The offensive tweet drew criticism from Twitterati – including former J&K Chief Minister, Omar Abdullah. He expressed disappointment through a series of tweets.
“Am I reading this correctly, a pellet injury ‘effect’ is being created for a fashion show? That seems macabre if not downright thoughtless,” @Abdullah_Omar tweeted. He added, “These pellets have blinded scores, to have the injuries recreated for a fashion show is inexplicable even if collection called Kashmiriyat.”
In order to gather opinions of insiders on this matter, TVON contacted a veteran from global fashion industry, Nishan Kohli. “I don’t know what GQ India’s purpose was behind the collection (“Kashmiriyat”).

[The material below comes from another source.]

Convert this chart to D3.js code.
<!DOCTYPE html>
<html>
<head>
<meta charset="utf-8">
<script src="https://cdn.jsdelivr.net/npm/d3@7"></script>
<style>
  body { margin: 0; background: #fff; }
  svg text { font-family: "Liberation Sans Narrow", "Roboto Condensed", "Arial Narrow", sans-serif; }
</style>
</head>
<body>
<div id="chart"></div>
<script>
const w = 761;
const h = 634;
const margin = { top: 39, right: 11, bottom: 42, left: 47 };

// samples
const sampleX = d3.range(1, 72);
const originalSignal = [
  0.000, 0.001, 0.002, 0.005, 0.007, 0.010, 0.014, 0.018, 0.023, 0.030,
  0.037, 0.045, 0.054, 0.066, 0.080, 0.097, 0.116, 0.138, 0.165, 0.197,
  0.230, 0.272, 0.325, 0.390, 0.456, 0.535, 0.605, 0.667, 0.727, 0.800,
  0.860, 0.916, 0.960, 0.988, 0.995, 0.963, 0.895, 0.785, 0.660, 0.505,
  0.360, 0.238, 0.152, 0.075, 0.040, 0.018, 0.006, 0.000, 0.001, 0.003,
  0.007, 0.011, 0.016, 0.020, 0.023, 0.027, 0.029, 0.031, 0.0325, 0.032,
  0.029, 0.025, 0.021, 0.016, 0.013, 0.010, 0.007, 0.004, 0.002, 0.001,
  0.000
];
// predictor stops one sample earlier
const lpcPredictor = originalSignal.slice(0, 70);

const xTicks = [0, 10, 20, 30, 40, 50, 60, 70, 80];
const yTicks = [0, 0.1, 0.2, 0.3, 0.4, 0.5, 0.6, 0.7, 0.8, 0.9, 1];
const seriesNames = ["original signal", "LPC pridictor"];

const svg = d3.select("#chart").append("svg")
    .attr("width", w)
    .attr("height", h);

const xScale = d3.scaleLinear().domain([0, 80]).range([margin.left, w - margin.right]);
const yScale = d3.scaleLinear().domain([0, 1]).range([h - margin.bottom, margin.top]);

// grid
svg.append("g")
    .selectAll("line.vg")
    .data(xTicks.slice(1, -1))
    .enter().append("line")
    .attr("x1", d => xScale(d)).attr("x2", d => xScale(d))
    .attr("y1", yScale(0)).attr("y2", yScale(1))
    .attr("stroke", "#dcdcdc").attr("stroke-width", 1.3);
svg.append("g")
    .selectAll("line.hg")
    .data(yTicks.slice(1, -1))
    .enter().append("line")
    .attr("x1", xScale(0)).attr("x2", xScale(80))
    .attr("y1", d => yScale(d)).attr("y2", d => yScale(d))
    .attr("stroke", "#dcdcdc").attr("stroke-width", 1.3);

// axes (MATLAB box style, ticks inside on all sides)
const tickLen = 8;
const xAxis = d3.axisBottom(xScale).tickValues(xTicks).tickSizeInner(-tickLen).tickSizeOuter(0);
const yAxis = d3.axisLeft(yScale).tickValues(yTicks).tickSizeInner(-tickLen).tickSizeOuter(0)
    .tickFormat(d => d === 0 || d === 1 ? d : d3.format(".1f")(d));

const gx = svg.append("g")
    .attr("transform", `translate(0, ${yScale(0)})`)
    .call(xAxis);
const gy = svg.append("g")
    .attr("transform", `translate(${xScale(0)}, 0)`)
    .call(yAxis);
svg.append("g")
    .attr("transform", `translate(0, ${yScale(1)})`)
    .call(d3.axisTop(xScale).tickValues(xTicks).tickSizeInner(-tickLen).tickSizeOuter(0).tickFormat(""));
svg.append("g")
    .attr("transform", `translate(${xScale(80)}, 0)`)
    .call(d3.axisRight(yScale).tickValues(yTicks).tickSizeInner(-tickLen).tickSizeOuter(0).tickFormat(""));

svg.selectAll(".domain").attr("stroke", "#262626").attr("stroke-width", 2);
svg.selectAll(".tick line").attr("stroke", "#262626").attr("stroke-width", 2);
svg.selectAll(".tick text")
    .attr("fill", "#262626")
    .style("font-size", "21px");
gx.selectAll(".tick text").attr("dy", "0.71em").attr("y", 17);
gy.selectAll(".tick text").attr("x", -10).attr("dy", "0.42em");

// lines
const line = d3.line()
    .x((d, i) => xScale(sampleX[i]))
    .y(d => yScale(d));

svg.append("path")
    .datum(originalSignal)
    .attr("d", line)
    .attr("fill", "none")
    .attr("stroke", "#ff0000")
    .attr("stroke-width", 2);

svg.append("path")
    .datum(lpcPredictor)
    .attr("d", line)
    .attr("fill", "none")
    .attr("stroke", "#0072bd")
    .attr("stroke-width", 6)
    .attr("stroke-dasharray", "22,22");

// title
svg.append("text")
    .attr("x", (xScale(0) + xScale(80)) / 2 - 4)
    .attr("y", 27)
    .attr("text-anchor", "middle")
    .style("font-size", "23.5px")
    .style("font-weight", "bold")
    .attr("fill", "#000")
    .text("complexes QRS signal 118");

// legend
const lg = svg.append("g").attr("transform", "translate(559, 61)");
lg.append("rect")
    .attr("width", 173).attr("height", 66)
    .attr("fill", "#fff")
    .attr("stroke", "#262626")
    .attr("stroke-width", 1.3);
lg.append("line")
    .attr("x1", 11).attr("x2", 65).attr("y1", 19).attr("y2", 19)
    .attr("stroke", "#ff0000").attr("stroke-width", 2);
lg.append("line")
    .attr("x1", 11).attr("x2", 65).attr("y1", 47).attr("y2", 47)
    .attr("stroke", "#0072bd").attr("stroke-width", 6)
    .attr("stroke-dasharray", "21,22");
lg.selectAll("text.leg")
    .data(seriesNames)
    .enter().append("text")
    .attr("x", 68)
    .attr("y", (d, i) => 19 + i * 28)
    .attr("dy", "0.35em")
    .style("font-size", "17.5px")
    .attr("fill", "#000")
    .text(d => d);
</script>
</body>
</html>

May be their motive was to raise awareness with this or it was simply a publicity move – either way, it was really bad in taste!”
As Nishan Kohli pointed out, designers and fashion brands love to stay around controversies. Irrespective of their multiple motives, one goal is common for all – to get attention of the masses. Things are overly sensitive in Kashmir, it’s in national interest to avoid repetition of what GQ India did.